If the argument wouldn't pass the type checking of a function referenced in one of the type containers, then that counts the same as a failure. Hence NEGATIVE? would imply a test for DECIMAL! or INTEGER!.

Exempting ANY-VALUE? from taking ANY-VALUE!

In order to solve the recursive nature of this, the ANY-VALUE? function has no type on its argument...which means don't type check it. Hence ANY-VALUE! can indeed be expressed as &(any-value?) without causing an infinite loop.

Of course, opening typechecking to arbitrary computation does introduce a lot of potential for problems...including but not limited to infinite loops. But we can get infinite loops a lot of ways.

Speeding Up Checks for Common Types

When you express something like the type constraint for ANY-SERIES! as &(any-series?) that might make it seem that each call to a function like APPEND would always be calling a type checking function--possibly several. This seems to add significant overhead.

But I added an optimization. The type checking machinery can make exceptions for these built-in cases and just skip the function call...doing a fast test based on something like the historical bitset-based typesets...so long as ANY-SERIES? points to the definition it thinks it does.
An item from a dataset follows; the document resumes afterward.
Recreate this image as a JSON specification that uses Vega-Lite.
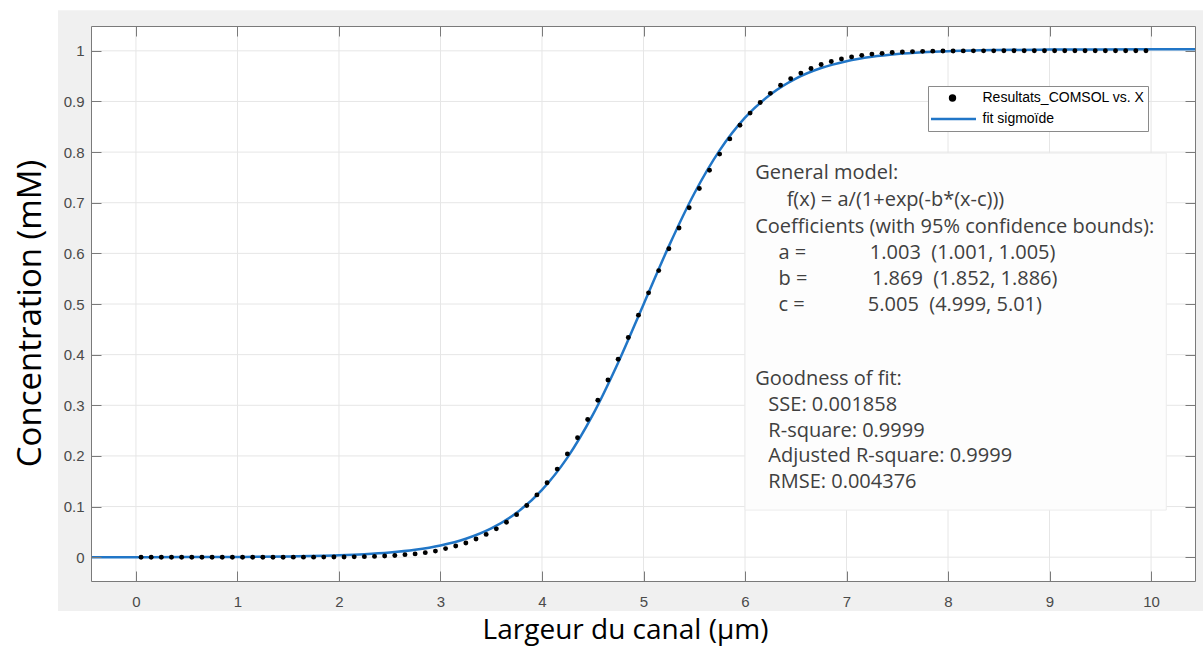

LOGIC! is a type constraint

With this, we see LOGIC! ceases to be a foundational type, but a type constraint...it's actually an isotopic word which passes the test for logic by being either isotopic ~false~ or ~true~:

logic!: &(logic?)

And this ushers in a new era of thinking about the usage of types. It means moving away from:

 switch type of x [  ; old way
     logic! [...]  ; would never happen, since TYPE OF TRUE is &isotope
     block! [...]
 ]

So this should be replaced with something new where the type constraint function or matching is called. We're running out of words, so I propose a refinement as switch/type

switch/type x [
    logic! [...]
    block! [...]
]

The question of what concrete type something is will matter in a few cases, but we'll just have a limited number of concrete types, which will include &isotope and &quoted. So you won't be able to say type of and get back a logic! (for instance)

Hence, TYPESET! No Longer Exists

This solves the typeset representation problem because they just don't exist anymore. They are functions, some of which are native and can be recognized and tested for without going through function calling machinery.

You need to use MATCH functions with them. Because if you try to FIND on what you think of as a typeset, you will just be interacting with it as a block or group...nothing special.

>> positive-integer!
== &(integer! positive?)

>> find positive-integer! 'positive?
== &(positive?)

So instead, use match function is how to do type tests... not FIND.

>> match positive-integer! 10
== 10

>> match positive-integer! -10
== ~null~  ; isotope

>> match positive-integer! "hello"
== ~null~  ; isotope

Amazingly I Have This Working, But It's Far From Good

The code is a wreck, held together only by the fact that it's got so many asserts in it that I can make it limp along. It will take time to hammer it into shape good enough to push out.